Property from a Distinguished Australian Corporate Collection
Untitled
Auction Closed
May 20, 09:03 PM GMT
Estimate
500,000 - 700,000 USD
Lot Details
Description
Emily Kam Kngwarray
circa 1914 - 1996
Untitled, 1990
Synthetic polymer paint on canvas
Bears artist's name and Delmore Gallery catalogue number 0K05 on the reverse
83 ⅞ in x 48 in (213 cm x 122 cm)
Painted at Delmore Downs Station, Northern Territory, for the Delmore Gallery in June, 1990 (catalogue number 0K05)
Robin Purvis, Eastern Desert Art, Brisbane, acquired in 1990
Private Collection, Queensland
Deutscher and Hackett, Melbourne, Important Aboriginal + Oceanic Art, Melbourne, May 18, 2011, lot 26
Private Collection, Melbourne
Acquired from the above by the present owner with the assistance of Tim Klingender Fine Art, Sydney
Kelli Cole, Hetti Perkins and Jennifer Green (eds.), Emily Kam Kngwarray, Canberra, 2024, p. 72
Eastern Desert Art, Brisbane, Emily Kngwarreye, October 6 - 21, 1990
National Gallery of Australia, Canberra, Emily Kam Kngwarray, December 2, 2023 - April 28, 2024
Painted just over a year after Kngwarray took up synthetic paints and canvas, this work attests to decades of the artist’s experience of drawing in the sand, in the customary manner of narrating ancestral sagas. The linear tracery of the painted substrate spreads like the meanders of the roots of Kngwarray's totemic plant anwerlarr, the pencil yam, to anchor flurries of dotting that relate to the seeds of the yam at various stages of development from light colours when raw to the darker colours when ripe.

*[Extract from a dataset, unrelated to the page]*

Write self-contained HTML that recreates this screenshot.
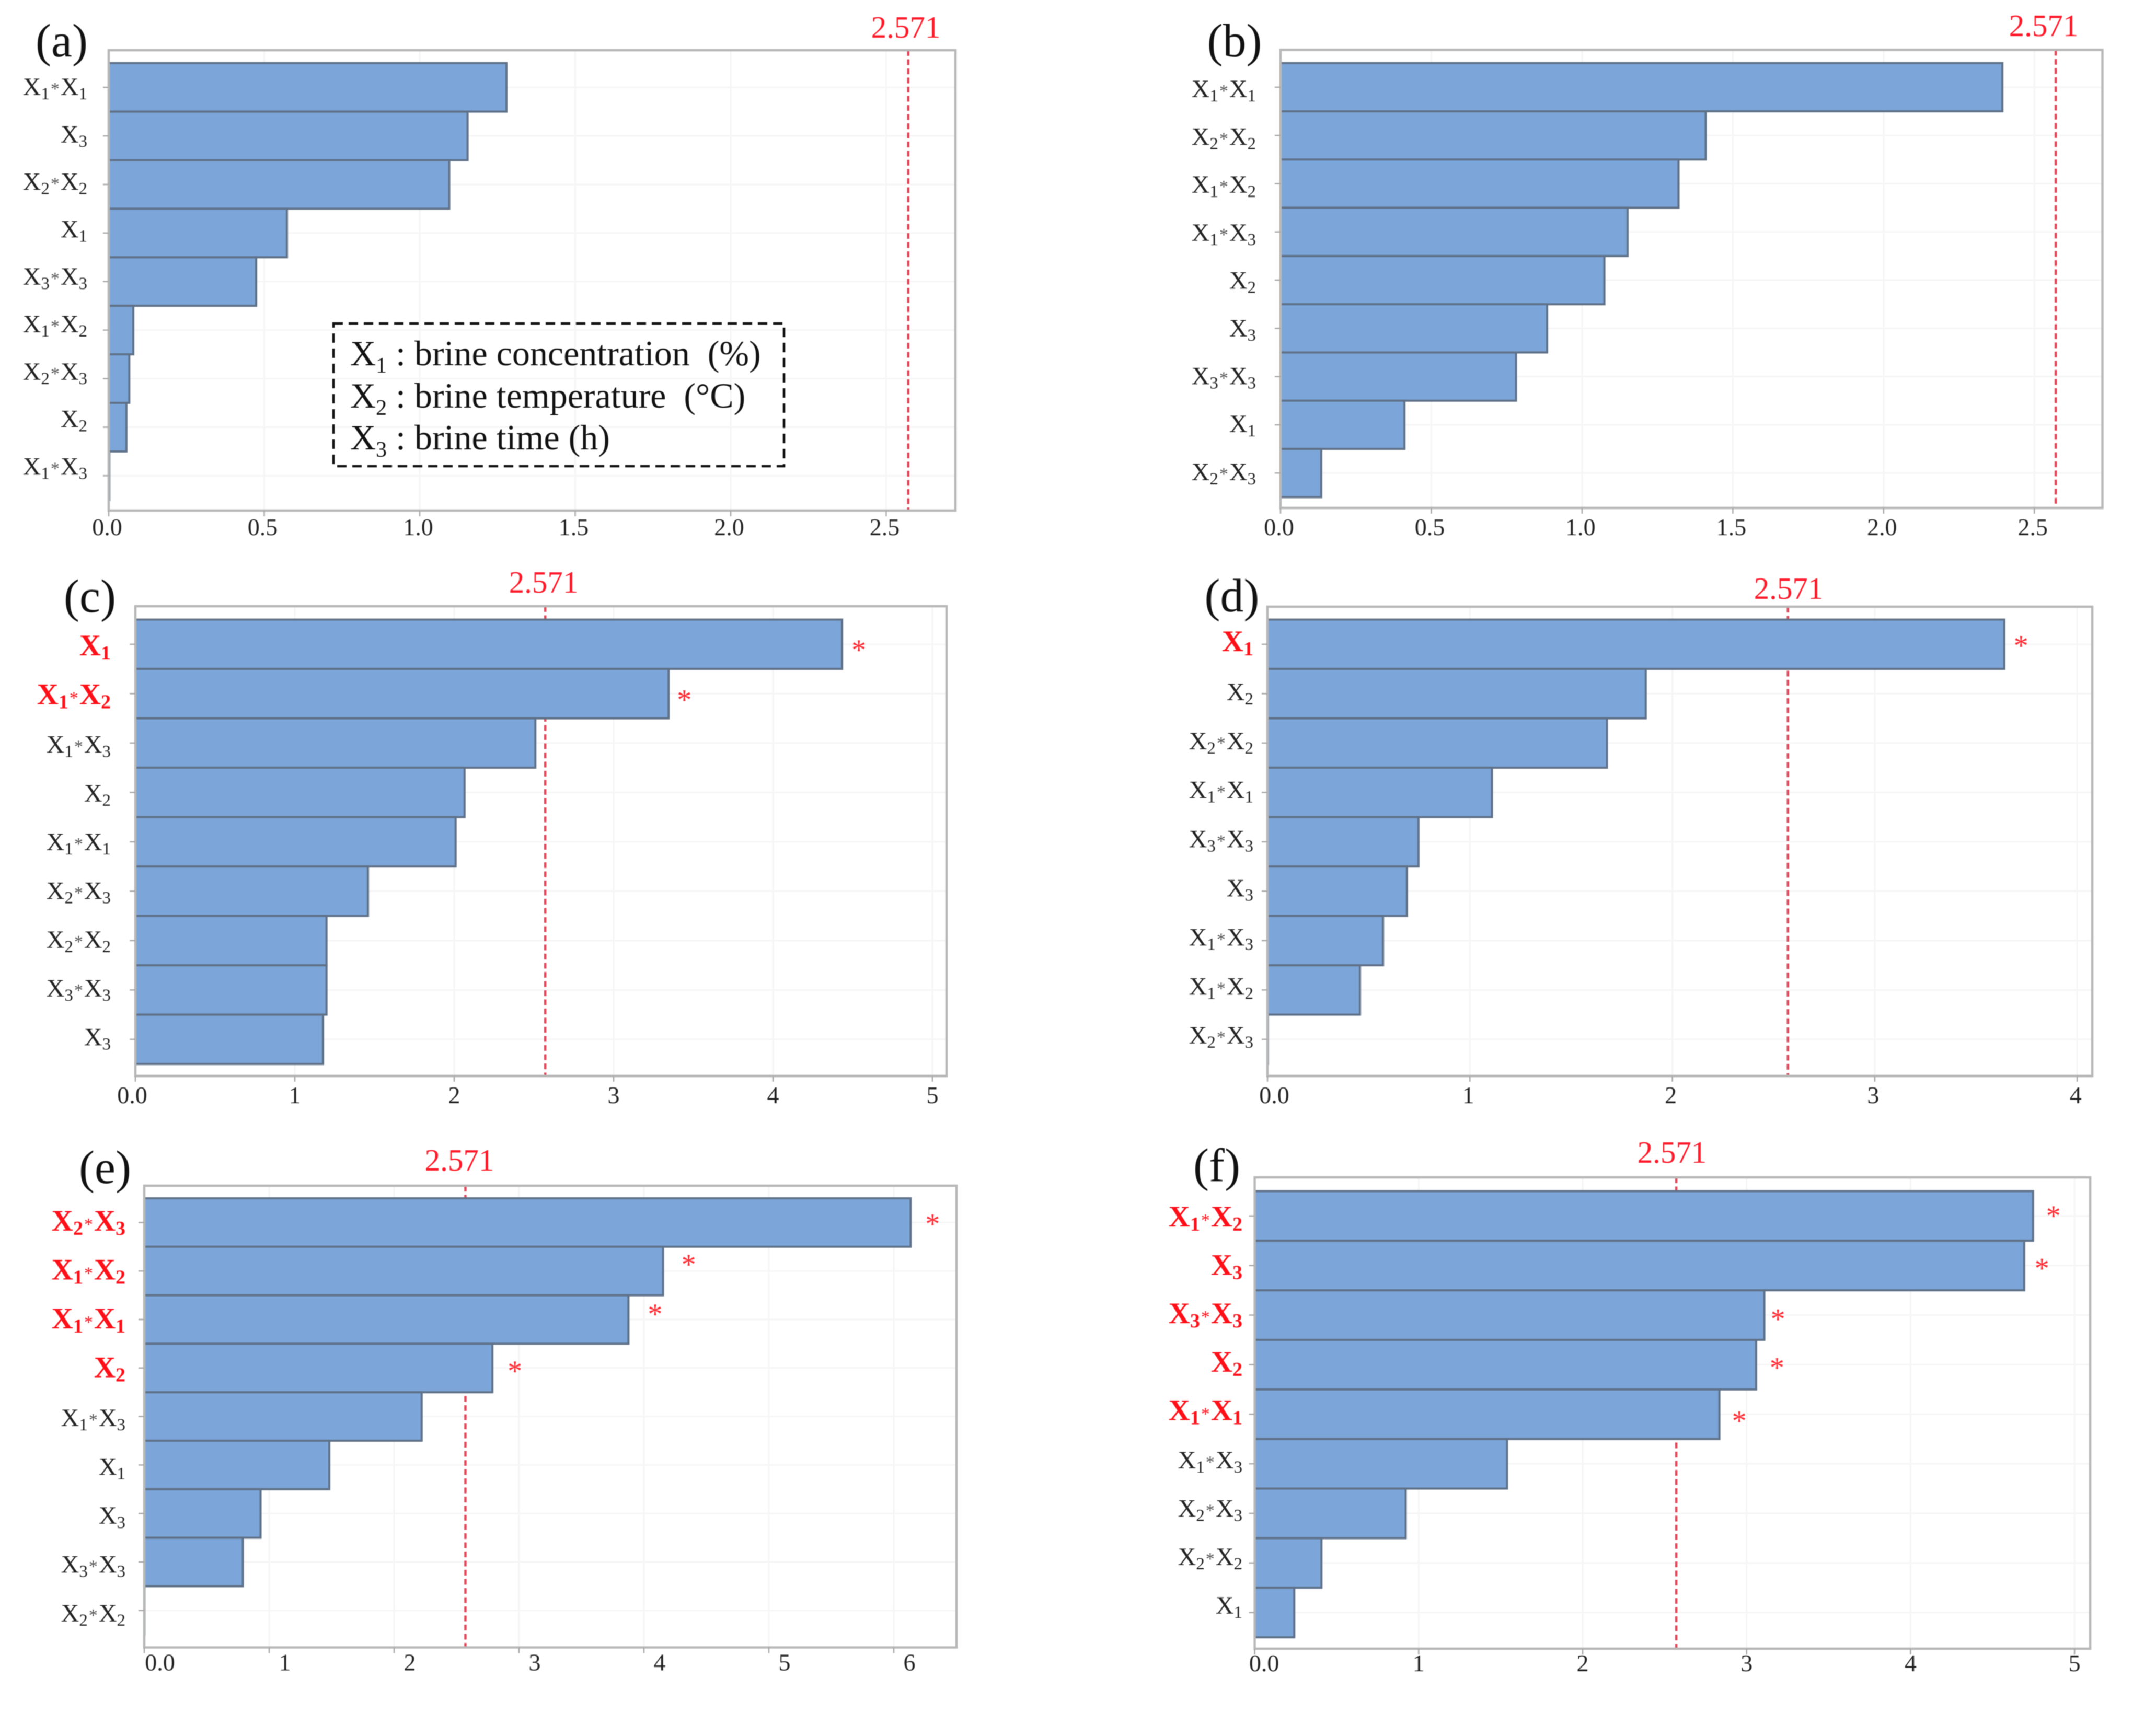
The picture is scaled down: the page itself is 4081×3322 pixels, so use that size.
<!DOCTYPE html>
<html lang="en">
<head>
<meta charset="utf-8">
<title>Pareto charts of standardized effects</title>
<style>
html,body{margin:0;padding:0;background:#fff;}
body{width:4081px;height:3322px;overflow:hidden;}
svg{display:block;font-family:"Liberation Serif",serif;filter:blur(0.8px);}
</style>
</head>
<body>
<svg id="figure" xmlns="http://www.w3.org/2000/svg" width="4081" height="3322" viewBox="0 0 4081 3322">
  <rect x="0" y="0" width="4081" height="3322" fill="#ffffff"/>
  <g id="panels"></g>
  <g id="legend">
    <rect x="638" y="619" width="862" height="273" fill="none" stroke="#111" stroke-width="4.5" stroke-dasharray="18 11"/>
    <text x="670" y="699" font-size="68" fill="#111" xml:space="preserve">X<tspan font-size="42" dy="14">1</tspan><tspan dy="-14"> : brine concentration  (%)</tspan></text>
    <text x="670" y="780" font-size="68" fill="#111" xml:space="preserve">X<tspan font-size="42" dy="14">2</tspan><tspan dy="-14"> : brine temperature  (°C)</tspan></text>
    <text x="670" y="860" font-size="68" fill="#111" xml:space="preserve">X<tspan font-size="42" dy="14">3</tspan><tspan dy="-14"> : brine time (h)</tspan></text>
  </g>
</svg>
<script>
// ---------- chart data ----------
const criticalValue = 2.571;
const criticalLabel = "2.571";

const termsA = ["X1*X1","X3","X2*X2","X1","X3*X3","X1*X2","X2*X3","X2","X1*X3"];
const valuesA = [1.279,1.154,1.095,0.573,0.474,0.079,0.066,0.057,0.002];
const significantA = [];
const ticksA = [0,0.5,1,1.5,2,2.5];
const tickLabelsA = ["0.0","0.5","1.0","1.5","2.0","2.5"];

const termsB = ["X1*X1","X2*X2","X1*X2","X1*X3","X2","X3","X3*X3","X1","X2*X3"];
const valuesB = [2.394,1.410,1.320,1.151,1.074,0.884,0.781,0.411,0.135];
const significantB = [];
const ticksB = [0,0.5,1,1.5,2,2.5];
const tickLabelsB = ["0.0","0.5","1.0","1.5","2.0","2.5"];

const termsC = ["X1","X1*X2","X1*X3","X2","X1*X1","X2*X3","X2*X2","X3*X3","X3"];
const valuesC = [4.433,3.345,2.509,2.065,2.009,1.459,1.199,1.199,1.177];
const significantC = ["X1","X1*X2"];
const ticksC = [0,1,2,3,4,5];
const tickLabelsC = ["0.0","1","2","3","4","5"];

const termsD = ["X1","X2","X2*X2","X1*X1","X3*X3","X3","X1*X3","X1*X2","X2*X3"];
const valuesD = [3.640,1.869,1.677,1.109,0.746,0.689,0.571,0.457,0.002];
const significantD = ["X1"];
const ticksD = [0,1,2,3,4];
const tickLabelsD = ["0.0","1","2","3","4"];

const termsE = ["X2*X3","X1*X2","X1*X1","X2","X1*X3","X1","X3","X3*X3","X2*X2"];
const valuesE = [6.135,4.153,3.876,2.787,2.221,1.481,0.931,0.789,0.002];
const significantE = ["X2*X3","X1*X2","X1*X1","X2"];
const ticksE = [0,1,2,3,4,5,6];
const tickLabelsE = ["0.0","1","2","3","4","5","6"];

const termsF = ["X1*X2","X3","X3*X3","X2","X1*X1","X1*X3","X2*X3","X2*X2","X1"];
const valuesF = [4.747,4.693,3.108,3.058,2.834,1.539,0.921,0.407,0.241];
const significantF = ["X1*X2","X3","X3*X3","X2","X1*X1"];
const ticksF = [0,1,2,3,4,5];
const tickLabelsF = ["0.0","1","2","3","4","5"];

// ---------- panel layout ----------
const panels = [
  {id:"a",terms:termsA,values:valuesA,sig:significantA,ticks:ticksA,tickLabels:tickLabelsA,
   left:208,right:1828,top:96,bottom:977,unit:595,barTop:120.7,step:92.9,
   labelRight:167,labelTop:182,labelStep:90.8,tickDy:47,tickDx:-3,zeroDx:-3,
   tagX:118,tagY:108,critX:1733,critY:72,starDx:[],starDy:[]},
  {id:"b",terms:termsB,values:valuesB,sig:significantB,ticks:ticksB,tickLabels:tickLabelsB,
   left:2450,right:4022.5,top:95.4,bottom:972,unit:576.9,barTop:120.7,step:92.3,
   labelRight:2403,labelTop:186,labelStep:91.6,tickDy:52,tickDx:-3,zeroDx:-3,
   tagX:2362,tagY:108,critX:3910,critY:69,starDx:[],starDy:[]},
  {id:"c",terms:termsC,values:valuesC,sig:significantC,ticks:ticksC,tickLabels:tickLabelsC,
   left:259,right:1811,top:1160,bottom:2059,unit:305,barTop:1185.6,step:94.5,
   labelRight:212,labelTop:1254,labelStep:93.3,tickDy:52,tickDx:0,zeroDx:-6,
   tagX:172,tagY:1171,critX:1040,critY:1134,starDx:[32,30],starDy:[3,4]},
  {id:"d",terms:termsD,values:valuesD,sig:significantD,ticks:ticksD,tickLabels:tickLabelsD,
   left:2425,right:4003,top:1161,bottom:2059,unit:387.3,barTop:1185.6,step:94.5,
   labelRight:2398,labelTop:1246,labelStep:93.9,tickDy:52,tickDx:-3,zeroDx:13,
   tagX:2357,tagY:1170,critX:3422,critY:1146,starDx:[32],starDy:[-5]},
  {id:"e",terms:termsE,values:valuesE,sig:significantE,ticks:ticksE,tickLabels:tickLabelsE,
   left:276,right:1830,top:2269,bottom:3152.5,unit:239,barTop:2293,step:92.8,
   labelRight:240,labelTop:2355,labelStep:93.5,tickDy:44,tickDx:30,zeroDx:30,
   tagX:201,tagY:2264,critX:879,critY:2240,starDx:[42,49,51,43],starDy:[-5,-20,-18,-2]},
  {id:"f",terms:termsF,values:valuesF,sig:significantF,ticks:ticksF,tickLabels:tickLabelsF,
   left:2400.6,right:3999,top:2253,bottom:3155,unit:313.7,barTop:2279.4,step:94.86,
   labelRight:2377,labelTop:2347,labelStep:92.6,tickDy:43,tickDx:0,zeroDx:18,
   tagX:2328,tagY:2260,critX:3199,critY:2225,starDx:[39,34,26,40,38],starDy:[-8,-2,0,-2,5]}
];

const NS = "http://www.w3.org/2000/svg";
function make(tag, attrs, parent){
  const el = document.createElementNS(NS, tag);
  for (const k in attrs) el.setAttribute(k, attrs[k]);
  parent.appendChild(el);
  return el;
}
function span(parent, text, attrs){
  const t = make("tspan", attrs, parent);
  t.textContent = text;
  return t;
}
// Writes a term such as X1*X2 as X + subscript digit with a small centred asterisk.
function writeTerm(textEl, term, bold, color){
  const big = bold ? 57 : 48;
  const sub = bold ? 38 : 33;
  const parts = term.split("*");
  parts.forEach(function(part, idx){
    if (idx > 0){
      span(textEl, "*", {"font-size":34,"font-weight":"normal",dy:-9,dx:2,fill:bold?color:"#555"});
    }
    span(textEl, part.charAt(0), {"font-size":big,dy:idx>0?1:0,dx:idx>0?2:0});
    span(textEl, part.charAt(1), {"font-size":sub,dy:8});
  });
}

const root = document.getElementById("panels");

panels.forEach(function(p){
  const xScale = function(v){ return p.left + v * p.unit; };
  const yBand = function(i){ return p.barTop + i * p.step; };

  const g = make("g", {}, root);
  
  

  // gridlines
  p.ticks.forEach(function(t){
    const line = make("line", {x1:xScale(t),x2:xScale(t),y1:p.top,y2:p.bottom,stroke:"#f5f5f5","stroke-width":3}, g);
    
    
  });
  p.terms.forEach(function(term, i){
    const cy = yBand(i) + p.step / 2;
    const line = make("line", {x1:p.left,x2:p.right,y1:cy,y2:cy,stroke:"#f6f6f6","stroke-width":3}, g);
    
    
  });

  // critical value reference line
  const ref = make("line", {x1:xScale(criticalValue),x2:xScale(criticalValue),y1:p.top,y2:p.bottom,stroke:"#e2475a","stroke-width":4.5,"stroke-dasharray":"11 6.5"}, g);
  
  

  // bars
  p.values.forEach(function(v, i){
    const bar = make("rect", {x:xScale(0),y:yBand(i),width:xScale(v)-xScale(0),height:p.step,fill:"#7ca6da",stroke:"#5f7188","stroke-width":4}, g);
    
    
  });

  // plot frame
  const frame = make("rect", {x:p.left,y:p.top,width:p.right-p.left,height:p.bottom-p.top,fill:"none",stroke:"#b8b8b8","stroke-width":4.5}, g);
  
  

  // x axis ticks and labels
  p.ticks.forEach(function(t, i){
    const tick = make("line", {x1:xScale(t),x2:xScale(t),y1:p.bottom,y2:p.bottom+11,stroke:"#a8a8a8","stroke-width":2.5}, g);
    
    
    const dx = i === 0 ? p.zeroDx : p.tickDx;
    const label = make("text", {x:xScale(t)+dx,y:p.bottom+p.tickDy,"font-size":46,"text-anchor":"middle",fill:"#222"}, g);
    
    
    label.textContent = p.tickLabels[i];
  });

  // y axis ticks and term labels
  p.terms.forEach(function(term, i){
    const cy = yBand(i) + p.step / 2;
    const tick = make("line", {x1:p.left-11,x2:p.left,y1:cy,y2:cy,stroke:"#a8a8a8","stroke-width":2.5}, g);
    
    
    const isSig = p.sig.indexOf(term) !== -1;
    const color = isSig ? "#ff1018" : "#222";
    const label = make("text", {x:p.labelRight,y:p.labelTop+i*p.labelStep,"text-anchor":"end",fill:color,"font-weight":isSig?"bold":"normal"}, g);
    
    
    writeTerm(label, term, isSig, color);
  });

  // significance asterisks
  let starIndex = 0;
  p.terms.forEach(function(term, i){
    if (p.sig.indexOf(term) === -1) return;
    const cy = yBand(i) + p.step / 2;
    const star = make("text", {x:xScale(p.values[i])+p.starDx[starIndex],y:cy+p.starDy[starIndex]+26,"font-size":56,"text-anchor":"middle",fill:"#ff2a32"}, g);
    
    
    star.textContent = "*";
    starIndex++;
  });

  // critical value label
  const crit = make("text", {x:p.critX,y:p.critY,"font-size":59,"text-anchor":"middle",fill:"#ff1a2a"}, g);
  
  
  crit.textContent = criticalLabel;

  // panel tag
  const tag = make("text", {x:p.tagX,y:p.tagY,"font-size":90,"text-anchor":"middle",fill:"#111"}, g);
  
  
  tag.textContent = "(" + p.id + ")";
});

// keep the legend above the charts
document.getElementById("figure").appendChild(document.getElementById("legend"));
</script>
</body>
</html>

It is here that the full force of Kngwarray’s genius comes to the fore as a colourist. She only had to look around her when she painted Untitled, in early June 1990 as the landscape was in bloom following some unseasonal rains. The period also marks the beginning of an evolution in her painting method, moving beyond the colours of the traditional palette to a broader spectrum to suggest the natural bounty of her country of her birth, Alhalker, the focus of her identity, her home and her art. In particular, the painting relates to two works on the same scale painted in May that year, After Rain and another untitled work, both in the collection of the National Gallery of Victoria, Melbourne.1
The documentation accompanying Untitled, 1990, describes a narrative about an ancestral male Emu, one of the main figures in the creation of this land, and his chicks feasting on the rich resources offered by the land. Typically, the narrative attached to Kngwarray's paintings is like the subterranean vine that grows out of sight. Hers are not pictures of places or records of events: to quote Stephen Gilchrist in the catalogue to the major retrospective at the National Gallery of Australia in 2023:
"Kngwarreye’s paintings of place are better understood as threshold objects that create openings onto Anmatyerr lands, life ways, life cycles and life forces. This is the undeniable essence and power of her painting practice. It pulls the viewer into invocations of people, place and history that don’t merely illustrate the Dreaming but enact it."2
This work is accompanied by a certificate of authenticity from Delmore Gallery which states: "The most phenomenal fact about Emily is that she is a full ritual Aboriginal of approximately 80 years of age, producing stunningly powerful works of art in a modern abstractionist style, whilst keeping true to her relationship with her country. Each work brings an enthusiastic verbal patter about her place, Alalgura [Alhalker], and the various bush tucker species that rouse her passion. Emily has spent most of her life at this place, and knows it intimately, in good season - and in bad. It is essentially the power of the red, bare soil, with its countless seeds of energy hidden, lying in wait for rain, that when recognized, binds one forever to the country by the marvels of such a dramatic transformation and the abundance that follows. Using a broad palette, Emily displays her country in bold and brazen storms of colour, each colour representing the raw, ripe and dry fruit, the bud, the flower, the dry petals, the plant stem, the scattered seeds - all parts of the life cycle."
1 See Isaacs, J., Smith, J. Ryan et al., Emily Kngwarreye Paintings, Craftsman House, Roseville East, N.S.W., 1998, plates 7 and 8, pp. 50-1 respectively; and Neale M. (ed.), Utopia; The Genius of Emily Kame Kngwarreye, National Museum of Australia and The National Museum of Art, Osaka 2007, pp. 126-127 cat. Nos. D-14 & D-15, respectively.
2 Stephen Gilchrist in Cole, K., J. Green and H. Perkins (eds.), Emily Kam Kngwarray, National Gallery of Australia, Canberra, 2023, p.169. This exhibition will be shown at Tate Modern from 10 July 2025 to 11 January 2026.